§ **MATERIAL**
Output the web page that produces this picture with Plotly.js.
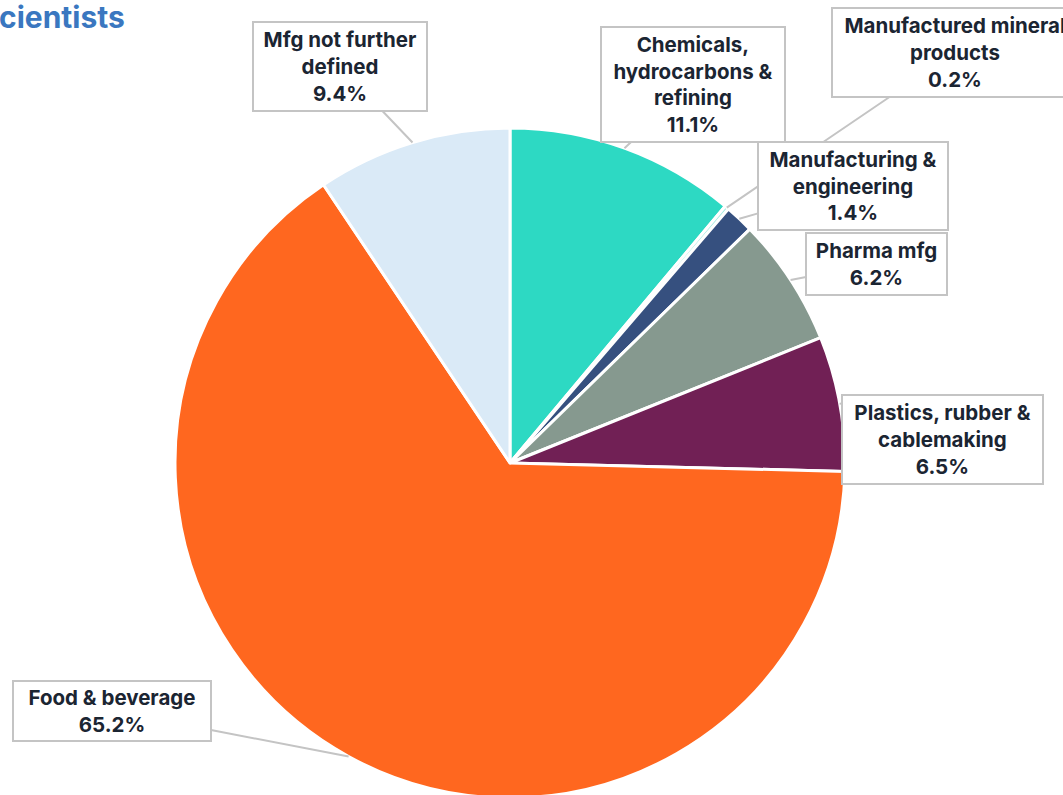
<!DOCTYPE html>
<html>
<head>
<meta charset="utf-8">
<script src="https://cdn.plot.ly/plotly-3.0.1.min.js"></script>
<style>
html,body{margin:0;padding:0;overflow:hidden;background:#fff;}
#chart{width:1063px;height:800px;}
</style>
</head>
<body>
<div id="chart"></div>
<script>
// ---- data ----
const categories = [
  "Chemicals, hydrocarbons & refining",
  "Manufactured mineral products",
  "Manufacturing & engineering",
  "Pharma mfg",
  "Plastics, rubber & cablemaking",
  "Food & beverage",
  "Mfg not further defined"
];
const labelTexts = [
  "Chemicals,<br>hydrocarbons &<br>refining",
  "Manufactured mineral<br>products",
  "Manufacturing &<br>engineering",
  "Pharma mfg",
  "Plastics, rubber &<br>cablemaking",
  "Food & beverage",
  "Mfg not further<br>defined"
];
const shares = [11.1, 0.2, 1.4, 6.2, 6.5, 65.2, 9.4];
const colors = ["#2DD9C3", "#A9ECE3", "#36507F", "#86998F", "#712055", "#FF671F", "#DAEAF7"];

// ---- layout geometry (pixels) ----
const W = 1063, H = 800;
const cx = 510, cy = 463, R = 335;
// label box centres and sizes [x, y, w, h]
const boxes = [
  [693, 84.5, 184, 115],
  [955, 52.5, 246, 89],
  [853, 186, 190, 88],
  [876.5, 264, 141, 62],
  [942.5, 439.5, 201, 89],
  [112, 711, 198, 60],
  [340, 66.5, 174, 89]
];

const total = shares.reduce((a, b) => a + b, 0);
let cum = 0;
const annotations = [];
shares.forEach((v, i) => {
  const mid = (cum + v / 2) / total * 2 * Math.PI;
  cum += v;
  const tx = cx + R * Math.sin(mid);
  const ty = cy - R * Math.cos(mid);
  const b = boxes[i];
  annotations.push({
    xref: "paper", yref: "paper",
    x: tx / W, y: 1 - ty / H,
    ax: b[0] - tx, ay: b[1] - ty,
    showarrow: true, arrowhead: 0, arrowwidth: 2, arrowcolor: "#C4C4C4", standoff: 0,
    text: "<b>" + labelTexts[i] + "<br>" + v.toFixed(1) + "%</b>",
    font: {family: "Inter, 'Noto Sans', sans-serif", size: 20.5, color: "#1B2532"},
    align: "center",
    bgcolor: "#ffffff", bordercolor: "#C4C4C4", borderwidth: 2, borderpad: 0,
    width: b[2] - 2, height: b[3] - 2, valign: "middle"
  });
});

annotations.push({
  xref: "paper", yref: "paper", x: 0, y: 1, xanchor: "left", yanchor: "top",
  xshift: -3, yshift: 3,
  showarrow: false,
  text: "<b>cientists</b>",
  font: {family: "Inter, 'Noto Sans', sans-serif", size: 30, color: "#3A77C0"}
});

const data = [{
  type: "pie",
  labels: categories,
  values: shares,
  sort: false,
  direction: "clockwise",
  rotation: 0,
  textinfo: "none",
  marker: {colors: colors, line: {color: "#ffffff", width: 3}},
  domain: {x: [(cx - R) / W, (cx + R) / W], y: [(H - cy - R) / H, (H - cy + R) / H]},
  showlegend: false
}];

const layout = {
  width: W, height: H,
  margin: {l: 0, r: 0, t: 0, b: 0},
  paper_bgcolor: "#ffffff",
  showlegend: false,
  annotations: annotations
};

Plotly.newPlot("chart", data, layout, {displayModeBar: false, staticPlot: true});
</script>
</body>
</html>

§ **WORK TO DO**
Transcribe the whole listing exactly. Pictures are excluded.

§ **ANSWER TO THE TASK**
Output the web page that produces this picture with Plotly.js.
<!DOCTYPE html>
<html>
<head>
<meta charset="utf-8">
<script src="https://cdn.plot.ly/plotly-3.0.1.min.js"></script>
<style>
html,body{margin:0;padding:0;overflow:hidden;background:#fff;}
#chart{width:1063px;height:800px;}
</style>
</head>
<body>
<div id="chart"></div>
<script>
// ---- data ----
const categories = [
  "Chemicals, hydrocarbons & refining",
  "Manufactured mineral products",
  "Manufacturing & engineering",
  "Pharma mfg",
  "Plastics, rubber & cablemaking",
  "Food & beverage",
  "Mfg not further defined"
];
const labelTexts = [
  "Chemicals,<br>hydrocarbons &<br>refining",
  "Manufactured mineral<br>products",
  "Manufacturing &<br>engineering",
  "Pharma mfg",
  "Plastics, rubber &<br>cablemaking",
  "Food & beverage",
  "Mfg not further<br>defined"
];
const shares = [11.1, 0.2, 1.4, 6.2, 6.5, 65.2, 9.4];
const colors = ["#2DD9C3", "#A9ECE3", "#36507F", "#86998F", "#712055", "#FF671F", "#DAEAF7"];

// ---- layout geometry (pixels) ----
const W = 1063, H = 800;
const cx = 510, cy = 463, R = 335;
// label box centres and sizes [x, y, w, h]
const boxes = [
  [693, 84.5, 184, 115],
  [955, 52.5, 246, 89],
  [853, 186, 190, 88],
  [876.5, 264, 141, 62],
  [942.5, 439.5, 201, 89],
  [112, 711, 198, 60],
  [340, 66.5, 174, 89]
];

const total = shares.reduce((a, b) => a + b, 0);
let cum = 0;
const annotations = [];
shares.forEach((v, i) => {
  const mid = (cum + v / 2) / total * 2 * Math.PI;
  cum += v;
  const tx = cx + R * Math.sin(mid);
  const ty = cy - R * Math.cos(mid);
  const b = boxes[i];
  annotations.push({
    xref: "paper", yref: "paper",
    x: tx / W, y: 1 - ty / H,
    ax: b[0] - tx, ay: b[1] - ty,
    showarrow: true, arrowhead: 0, arrowwidth: 2, arrowcolor: "#C4C4C4", standoff: 0,
    text: "<b>" + labelTexts[i] + "<br>" + v.toFixed(1) + "%</b>",
    font: {family: "Inter, 'Noto Sans', sans-serif", size: 20.5, color: "#1B2532"},
    align: "center",
    bgcolor: "#ffffff", bordercolor: "#C4C4C4", borderwidth: 2, borderpad: 0,
    width: b[2] - 2, height: b[3] - 2, valign: "middle"
  });
});

annotations.push({
  xref: "paper", yref: "paper", x: 0, y: 1, xanchor: "left", yanchor: "top",
  xshift: -3, yshift: 3,
  showarrow: false,
  text: "<b>cientists</b>",
  font: {family: "Inter, 'Noto Sans', sans-serif", size: 30, color: "#3A77C0"}
});

const data = [{
  type: "pie",
  labels: categories,
  values: shares,
  sort: false,
  direction: "clockwise",
  rotation: 0,
  textinfo: "none",
  marker: {colors: colors, line: {color: "#ffffff", width: 3}},
  domain: {x: [(cx - R) / W, (cx + R) / W], y: [(H - cy - R) / H, (H - cy + R) / H]},
  showlegend: false
}];

const layout = {
  width: W, height: H,
  margin: {l: 0, r: 0, t: 0, b: 0},
  paper_bgcolor: "#ffffff",
  showlegend: false,
  annotations: annotations
};

Plotly.newPlot("chart", data, layout, {displayModeBar: false, staticPlot: true});
</script>
</body>
</html>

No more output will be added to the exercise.